╔══

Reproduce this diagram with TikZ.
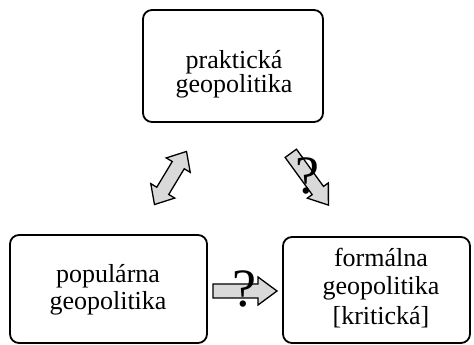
\documentclass[tikz,border=0pt]{standalone}
\usepackage{fontspec}
\setmainfont{Liberation Serif}
\begin{document}
\begin{tikzpicture}[x=1pt,y=1pt,
  box/.style={draw, line width=1.8pt, rounded corners=9pt, inner sep=0pt},
  txt/.style={anchor=base, inner sep=0pt, align=center},
  qm/.style={inner sep=0pt, font=\fontsize{54}{54}\selectfont},
  blk/.style={draw, line width=1.3pt, fill=black!15, line join=miter}]
\useasboundingbox (0,0) rectangle (474,345);
% boxes
\node[box, minimum width=180pt, minimum height=112pt] (top) at (233,279) {};
\node[box, minimum width=197pt, minimum height=108pt] (left) at (108.5,56) {};
\node[box, minimum width=187pt, minimum height=106pt] (right) at (376.5,55) {};
% texts
\node[txt, font=\fontsize{26}{23}\selectfont] (tt) at (234,252) {praktická\\geopolitika};
\node[txt, font=\fontsize{26}{27}\selectfont] (lt) at (108,35) {populárna\\geopolitika};
\node[txt, font=\fontsize{26}{28}\selectfont] (rt) at (381,20) {formálna\\geopolitika\\[2pt][kritická]};
% double arrow
\begin{scope}[shift={(170.5,167)}, rotate=58.9]
\draw[blk] (-31,0) -- (-15,14) -- (-15,7) -- (15,7) -- (15,14) -- (31,0)
  -- (15,-14) -- (15,-7) -- (-15,-7) -- (-15,-14) -- cycle;
\end{scope}
% diagonal single arrow
\begin{scope}[shift={(309.6,165.8)}, rotate=-54]
\draw[blk] (-32,7) -- (14,7) -- (14,13) -- (32,0) -- (14,-13) -- (14,-7)
  -- (-32,-7) -- cycle;
\end{scope}
\node[qm] (q1) at (307,169) {?};
% horizontal arrow
\draw[blk] (213,61) -- (258,61) -- (258,68) -- (277,54) -- (258,40)
  -- (258,47) -- (213,47) -- cycle;
\node[qm] (q2) at (244,56) {?};
\end{tikzpicture}
\end{document}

╚══

__Problem requirements__. Make an exact reproduction of the listing above, without any pictures.

__Output of the exercise__.
Reproduce this diagram with TikZ.
\documentclass[tikz,border=0pt]{standalone}
\usepackage{fontspec}
\setmainfont{Liberation Serif}
\begin{document}
\begin{tikzpicture}[x=1pt,y=1pt,
  box/.style={draw, line width=1.8pt, rounded corners=9pt, inner sep=0pt},
  txt/.style={anchor=base, inner sep=0pt, align=center},
  qm/.style={inner sep=0pt, font=\fontsize{54}{54}\selectfont},
  blk/.style={draw, line width=1.3pt, fill=black!15, line join=miter}]
\useasboundingbox (0,0) rectangle (474,345);
% boxes
\node[box, minimum width=180pt, minimum height=112pt] (top) at (233,279) {};
\node[box, minimum width=197pt, minimum height=108pt] (left) at (108.5,56) {};
\node[box, minimum width=187pt, minimum height=106pt] (right) at (376.5,55) {};
% texts
\node[txt, font=\fontsize{26}{23}\selectfont] (tt) at (234,252) {praktická\\geopolitika};
\node[txt, font=\fontsize{26}{27}\selectfont] (lt) at (108,35) {populárna\\geopolitika};
\node[txt, font=\fontsize{26}{28}\selectfont] (rt) at (381,20) {formálna\\geopolitika\\[2pt][kritická]};
% double arrow
\begin{scope}[shift={(170.5,167)}, rotate=58.9]
\draw[blk] (-31,0) -- (-15,14) -- (-15,7) -- (15,7) -- (15,14) -- (31,0)
  -- (15,-14) -- (15,-7) -- (-15,-7) -- (-15,-14) -- cycle;
\end{scope}
% diagonal single arrow
\begin{scope}[shift={(309.6,165.8)}, rotate=-54]
\draw[blk] (-32,7) -- (14,7) -- (14,13) -- (32,0) -- (14,-13) -- (14,-7)
  -- (-32,-7) -- cycle;
\end{scope}
\node[qm] (q1) at (307,169) {?};
% horizontal arrow
\draw[blk] (213,61) -- (258,61) -- (258,68) -- (277,54) -- (258,40)
  -- (258,47) -- (213,47) -- cycle;
\node[qm] (q2) at (244,56) {?};
\end{tikzpicture}
\end{document}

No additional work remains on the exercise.